Source: Raleigh News & Observer / Getty

A jury in North Carolina has awarded $75 million to two Black men with intellectual disabilities who were wrongfully convicted and sentenced to death for the rape and murder of 11-year-old Sabrina Buie in 1983.

Half brothers Henry McCollum and Leon Brown were awarded the money after an eight-person jury took five hours to deliberate. It equals $31 million each or $1 million for every year they spent in prison.
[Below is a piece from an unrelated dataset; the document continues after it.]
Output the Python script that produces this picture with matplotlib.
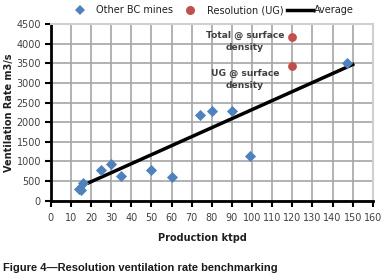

The jury also awarded the brothers $6.5 million each in punitive damages after the Robeson County Sheriff’s Office struck a settlement in the civil suit.

McCollum said, “I thank God,” outside the courtroom after decision on Friday, according to the News and Observer.

This is believed to be the largest wrongful conviction settlement in North Carolina history.

“For more than 37 years, Henry McCollum and Leon Brown have waited for recognition of the grave injustice that law enforcement inflicted upon them,” the attorneys representing the two brothers said, according to the Observer. “Today, a jury did just that, and have finally given Henry and Leon the ability to close this horrific chapter in their lives.”

According to court documents, former North Carolina State Bureau of Investigation agents, Leroy Allen and Kenneth Snead, were both part of the original 1983 investigation in Red Springs, North Carolina that resulted in the wrongful conviction of McCollum and Brown.

Both men were teenagers at the time when they signed confessions they say they did not understand, the lawyers for McCollum and Brown determined. They are said to be intellectually disabled, according to News and Observer, who reported their I.Q.’s were tested in the mid-50’s.

Those confessions were allegedly coerced by law enforcement officers who fabricated evidence to match McCollum and Brown as co-conspirators in the crime.

They were both sentenced to death by the state in 1984. This was after the first trial without an initial appeal. McCollum ended up becoming North Carolina’s longest-serving death row inmate without being executed. A total of 31 years he spent fearing for his life behind bars, according to state records.

In 2014, the brothers were both released from prison after DNA evidence found convicted murderer Roscoe Artis was responsible for the heinous rape and murder of Buie.

According to court documents, the preteen was suffocating by Artis after having her own underwear shoved down her throat. At the time, he lived a few hundred yards from where the girl’s body was found, and went on to commit a similar rape and murder weeks after Buie’s killing.

Both McCollum and Brown received full pardons by then-Gov. Pat McCrory in 2015.